I will revert to the importance of CAP, but it would be remiss of me not to mention one of the most serious issues facing agriculture at the farm gate level, one that ties into decisions made at EU level, namely, the milk quota. A serious situation is affecting many dairy producers. While I am trying to refrain from making outlandish claims, it is troubling that two Teagasc publications, one in the last week of August and another in the first week of September, advised farmers how to stay within quota despite the fact there were still four, five or six months of milk production remaining. Making sense of this is difficult. In respect of many issues, we are tied by the EU-IMF agreement and required to become more competitive, seek export-led growth and so forth. Given the developments of the past ten to 15 years, it is important that we apply common sense. The majority of the milk produced is used in various products that are being exported outside the EU. We should give this matter serious consideration, given how the situation affects dairy farmers in particular.
Various documentation from official bodies and elsewhere has advised people to engage in cow leasing arrangements with farmers in the North who are working under the UK's regime and, as such, are 20% under quota. This makes no sense, particularly given how we have grown closer politically since the Good Friday Agreement. We share a land border with the UK, which is 20% under quota. Farmers are drying off pedigree stock and making decisions at farm gate level that will have a detrimental effect in terms of, for example, putting back calving times and so forth. According to best practice, what the training bodies are advising is a bad move. Farmers are making decisions to try to live within their quotas until 2015. In 2009 and early 2010, the national quota had not been reached in some time. The assumption was that it would not be reached.
This is a serious issue. Next week, there will be meetings in Brussels. Will the Minister prioritise this issue and seek a derogation? Europe is under quota and Ireland, a small island off its coast, is significantly over quota. Farmers are producing something that is exported outside the EU and is needed in the global market. It would help to increase our balance of payments. This makes economic sense in every way. The House and every part of the agricultural sector need to consider and address this matter in a commonsensical manner. The current situation is farcical.

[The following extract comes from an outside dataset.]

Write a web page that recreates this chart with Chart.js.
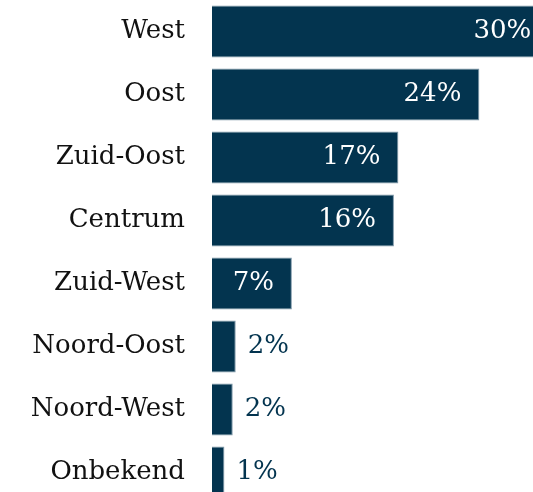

In recent weeks, many dairy farmers who invested significant amounts have contacted me. They had been informed by their milk processors, co-ops and so on that they would not receive milk cheques between now and May 2012. These farmers have commitments to their banks, staff, contractors and suppliers and are drying off cows. Glanbia, people in better farmland and so on are drying cows off in the middle of July. This makes no sense. Will the Minister take this serious issue on board? No more than the Mulder quota, were it challenged under the Single European Act or other treaties, it would not stand. Producing milk would help us in our economic plight. We should explore the matter collectively.